### Source material

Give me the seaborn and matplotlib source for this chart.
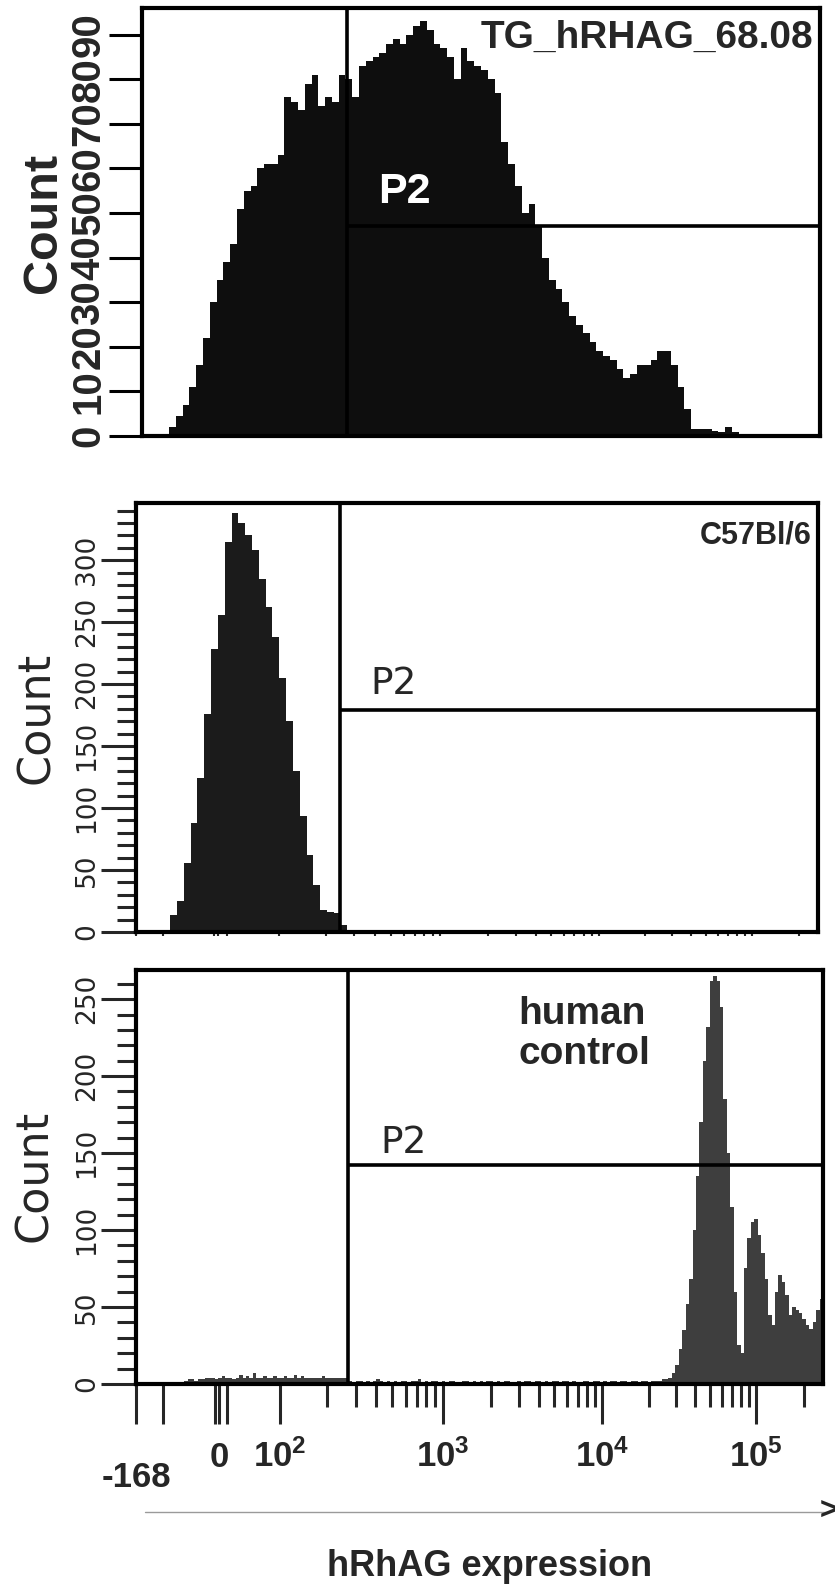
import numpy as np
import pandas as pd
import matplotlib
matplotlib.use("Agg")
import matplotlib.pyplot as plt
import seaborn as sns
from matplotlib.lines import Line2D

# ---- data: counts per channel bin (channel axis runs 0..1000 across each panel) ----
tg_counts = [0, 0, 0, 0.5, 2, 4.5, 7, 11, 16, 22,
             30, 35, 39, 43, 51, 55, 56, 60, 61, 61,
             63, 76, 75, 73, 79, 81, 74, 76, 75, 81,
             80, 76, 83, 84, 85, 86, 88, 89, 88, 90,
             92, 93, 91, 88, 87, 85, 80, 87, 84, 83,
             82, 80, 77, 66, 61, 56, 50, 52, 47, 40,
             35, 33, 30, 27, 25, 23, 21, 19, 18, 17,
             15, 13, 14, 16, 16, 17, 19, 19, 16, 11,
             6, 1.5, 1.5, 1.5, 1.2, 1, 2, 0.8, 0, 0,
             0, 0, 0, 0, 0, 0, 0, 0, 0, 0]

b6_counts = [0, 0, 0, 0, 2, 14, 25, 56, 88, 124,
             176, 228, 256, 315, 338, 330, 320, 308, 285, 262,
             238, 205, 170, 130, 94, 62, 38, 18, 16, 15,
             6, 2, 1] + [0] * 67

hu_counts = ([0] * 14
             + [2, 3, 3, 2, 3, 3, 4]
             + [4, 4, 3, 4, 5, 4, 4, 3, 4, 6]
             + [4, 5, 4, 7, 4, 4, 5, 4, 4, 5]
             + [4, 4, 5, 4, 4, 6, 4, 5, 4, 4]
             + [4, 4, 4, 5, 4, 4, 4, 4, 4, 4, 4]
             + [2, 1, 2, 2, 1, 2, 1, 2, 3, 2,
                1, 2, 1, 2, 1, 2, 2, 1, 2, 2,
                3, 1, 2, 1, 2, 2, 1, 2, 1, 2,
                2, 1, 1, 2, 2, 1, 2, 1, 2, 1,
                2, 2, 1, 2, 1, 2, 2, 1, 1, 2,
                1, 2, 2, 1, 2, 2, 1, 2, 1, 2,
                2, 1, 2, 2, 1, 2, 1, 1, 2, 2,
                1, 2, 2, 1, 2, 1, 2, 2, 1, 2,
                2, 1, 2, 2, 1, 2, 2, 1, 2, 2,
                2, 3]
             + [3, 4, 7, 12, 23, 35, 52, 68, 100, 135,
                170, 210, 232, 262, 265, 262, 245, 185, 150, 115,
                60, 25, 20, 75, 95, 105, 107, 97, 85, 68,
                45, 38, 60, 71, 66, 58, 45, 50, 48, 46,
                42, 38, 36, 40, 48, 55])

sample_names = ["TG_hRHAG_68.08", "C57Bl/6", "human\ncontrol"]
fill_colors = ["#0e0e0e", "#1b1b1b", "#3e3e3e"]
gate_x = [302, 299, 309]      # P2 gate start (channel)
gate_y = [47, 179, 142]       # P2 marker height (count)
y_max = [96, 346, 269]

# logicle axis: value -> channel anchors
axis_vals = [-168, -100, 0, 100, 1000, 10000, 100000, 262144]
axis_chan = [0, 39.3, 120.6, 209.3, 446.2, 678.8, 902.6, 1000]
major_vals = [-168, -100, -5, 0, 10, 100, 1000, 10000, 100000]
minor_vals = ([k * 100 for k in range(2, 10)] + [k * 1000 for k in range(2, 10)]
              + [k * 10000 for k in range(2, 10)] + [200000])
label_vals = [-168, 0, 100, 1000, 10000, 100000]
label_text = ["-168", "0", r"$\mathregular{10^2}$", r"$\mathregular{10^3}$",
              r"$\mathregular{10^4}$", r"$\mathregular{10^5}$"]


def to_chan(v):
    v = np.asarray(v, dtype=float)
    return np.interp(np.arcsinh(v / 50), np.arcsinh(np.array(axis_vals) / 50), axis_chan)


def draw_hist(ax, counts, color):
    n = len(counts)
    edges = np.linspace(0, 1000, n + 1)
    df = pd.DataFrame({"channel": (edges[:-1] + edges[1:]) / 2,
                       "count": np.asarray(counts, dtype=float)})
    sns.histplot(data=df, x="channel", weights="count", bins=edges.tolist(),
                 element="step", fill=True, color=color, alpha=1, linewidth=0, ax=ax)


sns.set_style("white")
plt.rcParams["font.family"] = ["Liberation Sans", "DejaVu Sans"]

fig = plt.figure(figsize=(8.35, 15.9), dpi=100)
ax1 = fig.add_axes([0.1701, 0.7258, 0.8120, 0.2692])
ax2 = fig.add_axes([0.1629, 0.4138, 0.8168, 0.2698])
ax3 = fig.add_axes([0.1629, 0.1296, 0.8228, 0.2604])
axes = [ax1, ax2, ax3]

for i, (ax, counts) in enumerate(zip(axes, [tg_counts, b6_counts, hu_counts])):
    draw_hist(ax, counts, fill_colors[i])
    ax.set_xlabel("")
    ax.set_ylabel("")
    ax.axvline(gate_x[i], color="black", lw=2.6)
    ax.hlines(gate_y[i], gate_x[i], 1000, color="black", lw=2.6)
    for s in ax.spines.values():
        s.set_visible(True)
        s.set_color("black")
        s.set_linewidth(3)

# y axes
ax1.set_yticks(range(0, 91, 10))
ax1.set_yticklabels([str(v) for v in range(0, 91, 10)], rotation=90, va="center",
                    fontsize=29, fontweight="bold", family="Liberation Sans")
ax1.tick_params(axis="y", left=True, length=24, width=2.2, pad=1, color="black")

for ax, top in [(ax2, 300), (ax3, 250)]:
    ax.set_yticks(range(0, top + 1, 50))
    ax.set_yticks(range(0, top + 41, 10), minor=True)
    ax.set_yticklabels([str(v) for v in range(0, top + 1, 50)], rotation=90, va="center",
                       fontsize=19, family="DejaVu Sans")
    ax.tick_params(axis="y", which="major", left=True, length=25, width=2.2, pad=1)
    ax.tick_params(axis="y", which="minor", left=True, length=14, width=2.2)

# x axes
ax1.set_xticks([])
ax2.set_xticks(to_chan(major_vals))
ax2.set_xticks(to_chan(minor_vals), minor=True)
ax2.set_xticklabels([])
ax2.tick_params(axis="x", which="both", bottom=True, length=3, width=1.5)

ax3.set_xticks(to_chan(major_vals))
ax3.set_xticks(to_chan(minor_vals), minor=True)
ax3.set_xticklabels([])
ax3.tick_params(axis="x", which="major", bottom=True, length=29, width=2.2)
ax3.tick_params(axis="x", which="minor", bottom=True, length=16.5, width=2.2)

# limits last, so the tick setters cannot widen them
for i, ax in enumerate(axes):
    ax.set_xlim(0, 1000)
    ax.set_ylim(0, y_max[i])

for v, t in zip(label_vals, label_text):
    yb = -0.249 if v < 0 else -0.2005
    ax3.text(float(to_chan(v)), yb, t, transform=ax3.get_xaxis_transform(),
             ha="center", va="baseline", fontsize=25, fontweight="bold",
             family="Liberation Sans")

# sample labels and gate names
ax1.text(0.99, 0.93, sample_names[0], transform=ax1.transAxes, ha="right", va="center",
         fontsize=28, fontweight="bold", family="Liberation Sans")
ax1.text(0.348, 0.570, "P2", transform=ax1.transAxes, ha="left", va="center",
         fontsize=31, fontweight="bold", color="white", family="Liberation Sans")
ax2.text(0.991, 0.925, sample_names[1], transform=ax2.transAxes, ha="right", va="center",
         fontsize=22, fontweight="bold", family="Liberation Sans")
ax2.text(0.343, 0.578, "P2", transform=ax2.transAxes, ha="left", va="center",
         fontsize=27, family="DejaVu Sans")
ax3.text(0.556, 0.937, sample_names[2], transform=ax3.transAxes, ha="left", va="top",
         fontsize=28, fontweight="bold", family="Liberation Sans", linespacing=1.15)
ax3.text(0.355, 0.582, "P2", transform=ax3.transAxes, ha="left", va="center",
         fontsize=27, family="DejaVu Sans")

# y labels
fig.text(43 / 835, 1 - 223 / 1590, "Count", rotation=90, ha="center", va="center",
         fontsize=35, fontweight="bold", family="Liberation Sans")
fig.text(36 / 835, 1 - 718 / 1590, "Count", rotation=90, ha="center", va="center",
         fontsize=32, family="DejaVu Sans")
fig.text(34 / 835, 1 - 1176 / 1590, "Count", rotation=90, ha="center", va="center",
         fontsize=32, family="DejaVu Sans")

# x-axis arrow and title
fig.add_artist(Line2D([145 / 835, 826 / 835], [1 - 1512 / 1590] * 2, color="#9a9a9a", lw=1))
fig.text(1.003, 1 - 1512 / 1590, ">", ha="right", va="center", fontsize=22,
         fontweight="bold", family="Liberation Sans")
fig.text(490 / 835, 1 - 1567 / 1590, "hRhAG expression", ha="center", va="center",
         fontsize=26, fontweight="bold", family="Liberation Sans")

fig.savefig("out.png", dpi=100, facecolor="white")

######

> **Work instructions**
Leave out the pictures. Transcribe only the lines above, from the first through the one that contains "0, 0, 0, 0, 0, 0, 0, 0, 0, 0]".

> **The answer**
Give me the seaborn and matplotlib source for this chart.
import numpy as np
import pandas as pd
import matplotlib
matplotlib.use("Agg")
import matplotlib.pyplot as plt
import seaborn as sns
from matplotlib.lines import Line2D

# ---- data: counts per channel bin (channel axis runs 0..1000 across each panel) ----
tg_counts = [0, 0, 0, 0.5, 2, 4.5, 7, 11, 16, 22,
             30, 35, 39, 43, 51, 55, 56, 60, 61, 61,
             63, 76, 75, 73, 79, 81, 74, 76, 75, 81,
             80, 76, 83, 84, 85, 86, 88, 89, 88, 90,
             92, 93, 91, 88, 87, 85, 80, 87, 84, 83,
             82, 80, 77, 66, 61, 56, 50, 52, 47, 40,
             35, 33, 30, 27, 25, 23, 21, 19, 18, 17,
             15, 13, 14, 16, 16, 17, 19, 19, 16, 11,
             6, 1.5, 1.5, 1.5, 1.2, 1, 2, 0.8, 0, 0,
             0, 0, 0, 0, 0, 0, 0, 0, 0, 0]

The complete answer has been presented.